Vancouver’s Chinatown neighbourhood has a storied, hard-fought past, and residents are now fighting yet again to secure its future.
It’s a struggle echoing across North America, a documentary showing soon in Vancouver details.
Historic Chinatowns in Vancouver, Montreal, Toronto and New York are fighting for the space to define themselves in Karen Cho’s Big Fight in Little Chinatown, which will be screened in Vancouver’s Documentary Film Festival on Thursday.
“People don’t sit there and watch gentrification happen to their community,” Cho, a Chinese Canadian filmmaker, told CBC’s North by Northwest on Monday.
“It was important for me to find those pockets of resilience and resistance.”
‘Active erasure’
Cho grew-up in Montreal, where Chinatown was both the setting and a central character in her personal life and early documentary work.
In recent years, Cho became concerned by the rising real estate prices, gentrification and city planning she observed eroding the important presence of Chinatowns in Montreal and elsewhere.
Early in the filming process in March 2020, she attended a gathering of Chinatowns against displacement in New York City, just days before COVID-19 was declared a pandemic.
The pandemic brought a swell of anti-Asian racism and violence as multi-generational family businesses shuttered and residents, many of them seniors, were displaced by gentrification.
“How COVID played out so brutally in so many Chinatowns also really gave a kind of sense of urgency to the storytelling,” said Cho.
Chinatown is not a museum: filmmaker
A major challenge has been pushing back against the notion Chinatowns are relics of the past to preserve rather than dynamic, evolving communities in need of space to flourish and change.
“Change does occur and that one needs to have an openness for change … but yet at the same time, there is this, I think, tremendous power in understanding where you’ve come from and kind of building towards that future,” said Andy Yan, director of Simon Fraser University’s City Program.
Decisions about Chinatown’s fate Vancouver have been city-defining, with advocacy to protect the neighbourhood eventually halting the expanded viaduct project in the 1970s, though the project had already destroyed the historic Black neighbourhood Hogan’s Alley.
But despite it being Canada’s largest, the fight for Chinatown is still fierce, says Yan.

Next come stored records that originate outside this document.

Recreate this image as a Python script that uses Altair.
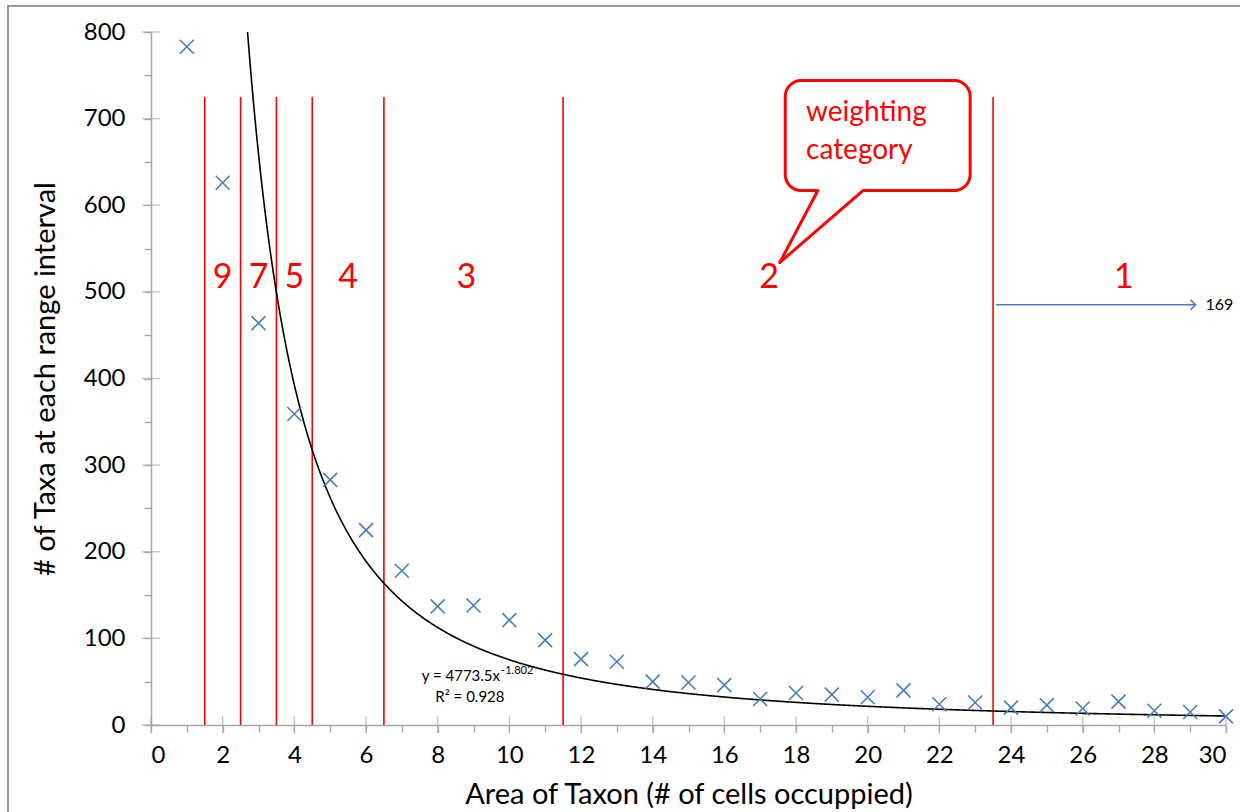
import altair as alt
import pandas as pd

# ---- data ----
area = list(range(1, 31))
taxa = [783, 626, 464, 359, 283, 225, 178, 137, 138, 121, 98, 76, 73, 50, 49,
        46, 30, 37, 35, 32, 40, 24, 26, 20, 23, 19, 27, 16.5, 15, 10]

# power trend line coefficients (as printed on chart)
fit_a = 4773.5
fit_b = -1.802

# weighting category boundaries and labels
boundaries = [1.5, 2.5, 3.5, 4.5, 6.5, 11.5, 23.5]
boundary_top = 725
cat_labels = ["9", "7", "5", "4", "3", "2", "1"]
cat_x = [2, 3, 4, 5.5, 8.8, 17.25, 27.15]
cat_y = 516

# arrow for category 1
arrow_x = [23.58, 29.15]
arrow_y = 485
arrow_label = "169"

# callout bubble
bubble_x = [17.7, 22.86]
bubble_y = [617, 744]
tail_base_x = [18.61, 19.87]
tail_tip = (17.55, 534)
bubble_text = ["weighting", "category"]
bubble_text_y = [707, 663]

# equation text
eq_main = "y = 4773.5x"
eq_sup = "-1.802"
eq_r2 = "R² = 0.928"

FONT = "Lato"
GRAY = "#a6a6a6"
BLUE = "#4a7ebb"
RED = "#ff0000"

xs = alt.Scale(domain=[0, 30], nice=False, zero=False)
ys = alt.Scale(domain=[0, 800], nice=False)

XT = "Area of Taxon (# of cells occuppied)"
YT = "# of Taxa at each range interval"

x_axis = alt.Axis(values=list(range(0, 31)), labelExpr="datum.value % 2 == 0 ? datum.label : ''",
                  title=XT, tickSize=7, labelPadding=11, labelFontSize=24, titleFontSize=29,
                  titlePadding=13, labelFont=FONT, titleFont=FONT, titleFontWeight="normal",
                  labelColor="black", titleColor="black", grid=False)
y_axis = alt.Axis(values=list(range(0, 801, 50)), labelExpr="datum.value % 100 == 0 ? datum.label : ''",
                  title=YT, tickSize=7, labelPadding=19, labelFontSize=24, titleFontSize=29,
                  titlePadding=23, labelFont=FONT, titleFont=FONT, titleFontWeight="normal",
                  labelColor="black", titleColor="black", grid=False)


def X(field="x"):
    return alt.X(f"{field}:Q", scale=xs, axis=x_axis, title=XT)


def Y(field="y"):
    return alt.Y(f"{field}:Q", scale=ys, axis=y_axis, title=YT)


pts_df = pd.DataFrame({"x": area, "y": taxa})

# frame around the chart area
frame = alt.Chart(pd.DataFrame({"a": [0]})).mark_rect(
    fill=None, stroke="#9a9a9a", strokeWidth=2
).encode(x=alt.value(-143), x2=alt.value(1260), y=alt.value(-26), y2=alt.value(800))

# red category boundary lines
bnd = alt.Chart(pd.DataFrame({"x": boundaries, "y": [0] * len(boundaries),
                              "y2": [boundary_top] * len(boundaries)})).mark_rule(
    color=RED, strokeWidth=1.6
).encode(x=X(), y=Y(), y2="y2:Q")

# trend line
curve = alt.Chart(alt.sequence(2.5, 30.02, 0.02, as_="x")).transform_calculate(
    y=f"{fit_a} * pow(datum.x, {fit_b})"
).mark_line(color="black", strokeWidth=1.6, clip=True).encode(x=X(), y=Y())

# data points (x-shaped markers)
points = alt.Chart(pts_df).mark_point(
    shape="M-1,-1L1,1M-1,1L1,-1", size=196, filled=False, color=BLUE, strokeWidth=1.6, opacity=1
).encode(x=X(), y=Y())

# major crossing ticks
xt_df = pd.DataFrame({"x": list(range(0, 31, 2)), "y": [0] * 16})
xticks = alt.Chart(xt_df).mark_tick(orient="vertical", size=17, thickness=1.3, color=GRAY
                                    ).encode(x=X(), y=Y())
yt_df = pd.DataFrame({"x": [0] * 9, "y": list(range(0, 801, 100))})
yticks = alt.Chart(yt_df).mark_tick(orient="horizontal", size=18, thickness=1.3, color=GRAY
                                    ).encode(x=X(), y=Y())

# category labels
cats = alt.Chart(pd.DataFrame({"x": cat_x, "y": [cat_y] * 7, "t": cat_labels})).mark_text(
    color=RED, fontSize=34, font=FONT, baseline="middle", align="center"
).encode(x=X(), y=Y(), text="t:N")

# arrow
arrow_line = alt.Chart(pd.DataFrame({"x": [arrow_x[0]], "x2": [arrow_x[1]], "y": [arrow_y]})).mark_rule(
    color=BLUE, strokeWidth=1.5
).encode(x=X(), x2="x2:Q", y=Y())
arrow_head = alt.Chart(pd.DataFrame({"x": [arrow_x[1]], "y": [arrow_y]})).mark_point(
    shape="M-1,-1L0,0L-1,1", size=100, filled=False, color=BLUE, strokeWidth=1.5, opacity=1
).encode(x=X(), y=Y())
arrow_txt = alt.Chart(pd.DataFrame({"x": [arrow_x[1]], "y": [arrow_y], "t": [arrow_label]})).mark_text(
    align="left", baseline="middle", dx=10, fontSize=16, font=FONT, color="black"
).encode(x=X(), y=Y(), text="t:N")

# callout bubble
bubble = alt.Chart(pd.DataFrame({"x": [bubble_x[0]], "x2": [bubble_x[1]],
                                 "y": [bubble_y[0]], "y2": [bubble_y[1]]})).mark_rect(
    fill="white", stroke=RED, strokeWidth=3, cornerRadius=16
).encode(x=X(), x2="x2:Q", y=Y(), y2="y2:Q")
tail_cover = alt.Chart(pd.DataFrame({"x": [tail_base_x[0]], "x2": [tail_base_x[1]],
                                     "y": [bubble_y[0]]})).mark_rule(
    color="white", strokeWidth=5
).encode(x=X(), x2="x2:Q", y=Y())
tail = alt.Chart(pd.DataFrame({"x": tail_base_x, "y": [bubble_y[0]] * 2,
                               "x2": [tail_tip[0]] * 2, "y2": [tail_tip[1]] * 2})).mark_rule(
    color=RED, strokeWidth=3, strokeCap="round"
).encode(x=X(), x2="x2:Q", y=Y(), y2="y2:Q")
bubble_txt = alt.Chart(pd.DataFrame({"x": [18.28] * 2, "y": bubble_text_y, "t": bubble_text})).mark_text(
    align="left", baseline="middle", fontSize=28, font=FONT, color=RED
).encode(x=X(), y=Y(), text="t:N")

# equation
eq1 = alt.Chart(pd.DataFrame({"x": [9.74], "y": [56.5], "t": [eq_main]})).mark_text(
    align="right", baseline="middle", fontSize=15, font=FONT, color="black"
).encode(x=X(), y=Y(), text="t:N")
eq2 = alt.Chart(pd.DataFrame({"x": [9.77], "y": [62.5], "t": [eq_sup]})).mark_text(
    align="left", baseline="middle", fontSize=11, font=FONT, color="black"
).encode(x=X(), y=Y(), text="t:N")
eq3 = alt.Chart(pd.DataFrame({"x": [8.9], "y": [32.3], "t": [eq_r2]})).mark_text(
    align="center", baseline="middle", fontSize=15, font=FONT, color="black"
).encode(x=X(), y=Y(), text="t:N")

chart = alt.layer(
    bnd, curve, points, xticks, yticks, cats, arrow_line, arrow_head, arrow_txt,
    bubble, tail_cover, tail, bubble_txt, eq1, eq2, eq3, frame
).properties(
    width=1075, height=693,
    autosize=alt.AutoSizeParams(type="none"),
    padding={"left": 151, "top": 32, "right": 14, "bottom": 87},
    background="white",
).configure_view(stroke=None).configure_axis(
    domainColor=GRAY, tickColor=GRAY, domainWidth=1.5, tickWidth=1.3
)

chart.save("out.html", embed_options={"renderer": "svg", "actions": False})
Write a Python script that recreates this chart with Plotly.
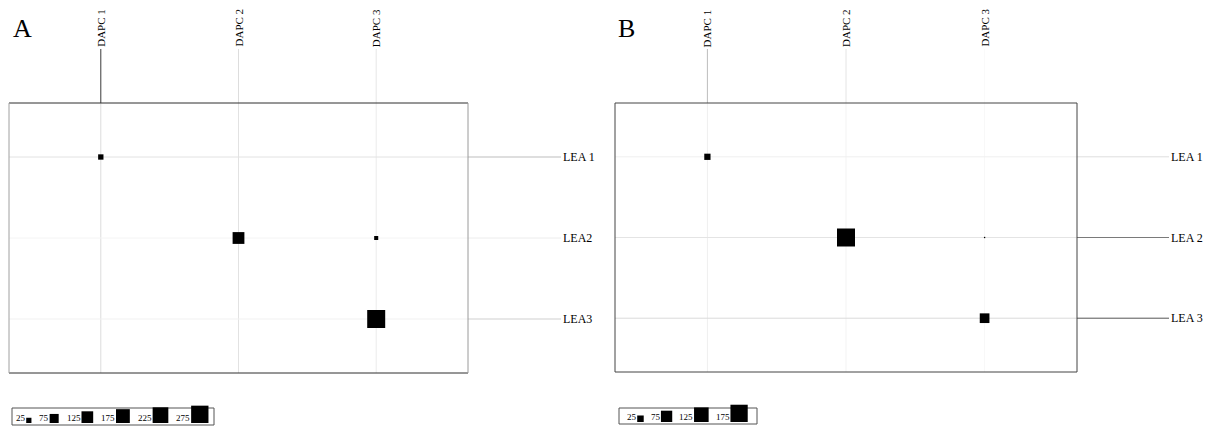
import numpy as np
import plotly.graph_objects as go

W, H = 1213, 426

# cluster labels
dapc_labels = ["DAPC 1", "DAPC 2", "DAPC 3"]
lea_labels_a = ["LEA 1", "LEA2", "LEA3"]
lea_labels_b = ["LEA 1", "LEA 2", "LEA 3"]

# cross-tabulated counts: rows = LEA clusters, columns = DAPC clusters
counts_a = [[26, 0, 0],
            [0, 127, 15],
            [0, 0, 296]]
counts_b = [[23, 0, 0],
            [0, 190, 1],
            [0, 0, 55]]

# legend key values
legend_a = [25, 75, 125, 175, 225, 275]
legend_b = [25, 75, 125, 175]

FONT = "Liberation Serif"
MAX_PX = 18.0  # side of the largest square
CLEAR = "rgba(0,0,0,0)"

# per-panel layout (pixels) and line styles
panels = [
    dict(name="A", counts=counts_a, rows=lea_labels_a, legend=legend_a,
         box=(9, 103, 468, 373), label_x=561, letter=(11, 12),
         leg_box=(12, 408, 214, 425), leg_x0=15, leg_gap=7,
         col_ext=["#3a3a3a", "#dddddd", "#e6e6e6"],
         col_int=["#dcdcdc", "#e2e2e2", "#ebebeb"],
         row_ext=["#bdbdbd", "#ececec", "#cfcfcf"],
         row_int=["#e2e2e2", "#f4f4f4", "#f1f1f1"],
         edges=dict(top="#2e2e2e", bottom="#2e2e2e", left="#a0a0a0", right="#9a9a9a"),
         xa="x", ya="y"),
    dict(name="B", counts=counts_b, rows=lea_labels_b, legend=legend_b,
         box=(615, 103, 1077, 372), label_x=1169, letter=(616, 12),
         leg_box=(619, 408, 757, 424), leg_x0=626, leg_gap=6,
         col_ext=["#bcbcbc", "#e4e4e4", "#fafafa"],
         col_int=["#efefef", "#f3f3f3", "#f8f8f8"],
         row_ext=["#dedede", "#7a7a7a", "#555555"],
         row_int=["#efefef", "#e4e4e4", "#dadada"],
         edges=dict(top="#444444", bottom="#444444", left="#444444", right="#444444"),
         xa="x2", ya="y2"),
]


def px_x(p):
    return p / W


def px_y(p):
    return 1 - p / H


fig = go.Figure()
shapes, annotations = [], []
layout_axes = {}

for k, p in enumerate(panels):
    x0, y0, x1, y1 = p["box"]
    counts = np.array(p["counts"], dtype=float)
    nrow, ncol = counts.shape
    vmax = counts.max()
    sizeref = 2.0 * vmax / MAX_PX ** 2

    sfx = "" if k == 0 else "2"
    layout_axes["xaxis" + sfx] = dict(domain=[px_x(x0), px_x(x1)], range=[1 / 3, ncol + 2 / 3],
                                      visible=False, fixedrange=True)
    layout_axes["yaxis" + sfx] = dict(domain=[px_y(y1), px_y(y0)], range=[nrow + 2 / 3, 1 / 3],
                                      visible=False, fixedrange=True)

    # grid lines inside the frame and leaders to the labels
    for j in range(ncol):
        shapes.append(dict(type="line", xref=p["xa"], yref="paper", x0=j + 1, x1=j + 1,
                           y0=px_y(y1), y1=px_y(y0), line=dict(color=p["col_int"][j], width=1),
                           layer="below"))
        shapes.append(dict(type="line", xref=p["xa"], yref="paper", x0=j + 1, x1=j + 1,
                           y0=px_y(y0), y1=px_y(49), line=dict(color=p["col_ext"][j], width=1),
                           layer="below"))
        annotations.append(dict(xref=p["xa"], yref="paper", x=j + 1, y=px_y(49),
                                text=dapc_labels[j], textangle=-90, showarrow=False,
                                xanchor="center", yanchor="bottom",
                                font=dict(family=FONT, size=11, color="#000")))
    for i in range(nrow):
        shapes.append(dict(type="line", xref="paper", yref=p["ya"], x0=px_x(x0), x1=px_x(x1),
                           y0=i + 1, y1=i + 1, line=dict(color=p["row_int"][i], width=1),
                           layer="below"))
        shapes.append(dict(type="line", xref="paper", yref=p["ya"], x0=px_x(x1), x1=px_x(p["label_x"]),
                           y0=i + 1, y1=i + 1, line=dict(color=p["row_ext"][i], width=1),
                           layer="below"))
        annotations.append(dict(xref="paper", yref=p["ya"], x=px_x(p["label_x"]), y=i + 1,
                                text=p["rows"][i], showarrow=False, xanchor="left", yanchor="middle",
                                font=dict(family=FONT, size=12, color="#000")))

    # frame
    e = p["edges"]
    for side, (ax0, ay0, ax1, ay1) in dict(top=(x0, y0, x1, y0), bottom=(x0, y1, x1, y1),
                                            left=(x0, y0, x0, y1), right=(x1, y0, x1, y1)).items():
        shapes.append(dict(type="line", xref="paper", yref="paper", x0=px_x(ax0), x1=px_x(ax1),
                           y0=px_y(ay0), y1=px_y(ay1), line=dict(color=e[side], width=1)))

    # squares for the table cells
    ii, jj = np.nonzero(counts)
    fig.add_trace(go.Scatter(
        x=jj + 1, y=ii + 1, mode="markers", xaxis=p["xa"], yaxis=p["ya"],
        marker=dict(symbol="square", color="black", opacity=1, size=counts[ii, jj],
                    sizemode="area", sizeref=sizeref, line=dict(width=0)),
        hoverinfo="skip", showlegend=False))

    # panel letter
    lx, ly = p["letter"]
    annotations.append(dict(xref="paper", yref="paper", x=px_x(lx), y=px_y(ly), text=p["name"],
                            showarrow=False, xanchor="left", yanchor="top",
                            font=dict(family=FONT, size=26, color="#000")))

    # size key along the bottom
    bx0, by0, bx1, by1 = p["leg_box"]
    shapes.append(dict(type="rect", xref="paper", yref="paper", x0=px_x(bx0), x1=px_x(bx1),
                       y0=px_y(by0), y1=px_y(by1),
                       line=dict(color="#555555", width=1), fillcolor=CLEAR, layer="below"))
    base = by1 - 2
    cur = p["leg_x0"]
    lx_list, ly_list = [], []
    for v in p["legend"]:
        side = MAX_PX * np.sqrt(v / vmax)
        txt = str(v)
        tw = 4.6 * len(txt) + 1
        annotations.append(dict(xref="x3", yref="y3", x=cur, y=base + 1, text=txt, showarrow=False,
                                xanchor="left", yanchor="bottom",
                                font=dict(family=FONT, size=9, color="#000"),
                                borderpad=0))
        sx = cur + tw + 1 + side / 2
        lx_list.append(sx)
        ly_list.append(base - side / 2)
        cur = sx + side / 2 + p["leg_gap"]
    fig.add_trace(go.Scatter(
        x=lx_list, y=ly_list, mode="markers", xaxis="x3", yaxis="y3",
        marker=dict(symbol="square", color="black", opacity=1, size=p["legend"],
                    sizemode="area", sizeref=sizeref, line=dict(width=0)),
        hoverinfo="skip", showlegend=False))

# pixel-space overlay used for the size keys
layout_axes["xaxis3"] = dict(domain=[0, 1], range=[0, W], visible=False, fixedrange=True)
layout_axes["yaxis3"] = dict(domain=[0, 1], range=[H, 0], visible=False, fixedrange=True)

fig.update_layout(
    width=W, height=H, margin=dict(l=0, r=0, t=0, b=0),
    paper_bgcolor="white", plot_bgcolor=CLEAR,
    shapes=shapes, annotations=annotations, showlegend=False,
    **layout_axes,
)

fig.write_html("out.html", config={"displayModeBar": False})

The disappearance of what once was Canada’s third-largest Chinatown in Cumberland is a sharp reminder of the high stakes.
Income inequality, high rents and real estate development, graffiti and petty crimes have all worsened during COVID-19, often pushing out the most vulnerable seniors, low-income people and some iconic family businesses.
The work to resist is happening around the tables and behind the counters of iconic businesses of Vancouver’s Chinatown, like Kam Wai Dim Sum 金威點心 and Hon Hsing Athletic Club 雲高華漢升體育, whose owners are featured in the film alongside Yan.
City council and the federal government recently committed nearly $2.8 million to revitalization efforts including graffiti removal, lower and standardized parking rates and a public washroom at Main and Hastings Streets to serve the neighbouring Downtown Eastside.
But Chinatown is not just a museum to keep clean or a place to buy things, Yan and Cho stressed.
It is a vibrant, human-scale tapestry of connections that make it important to the city and its residents, Chinese Canadian or not, they said.
“It’s about the cities and neighbourhoods we build and can be building,” said Yan, whose grandfather first arrived in Chinatown 100 years ago.
“Chinatown’s cultural heritage is really a key to unlocking its future,” said Cho. “And there is a lot of vibrancy and a lot of future to be had.”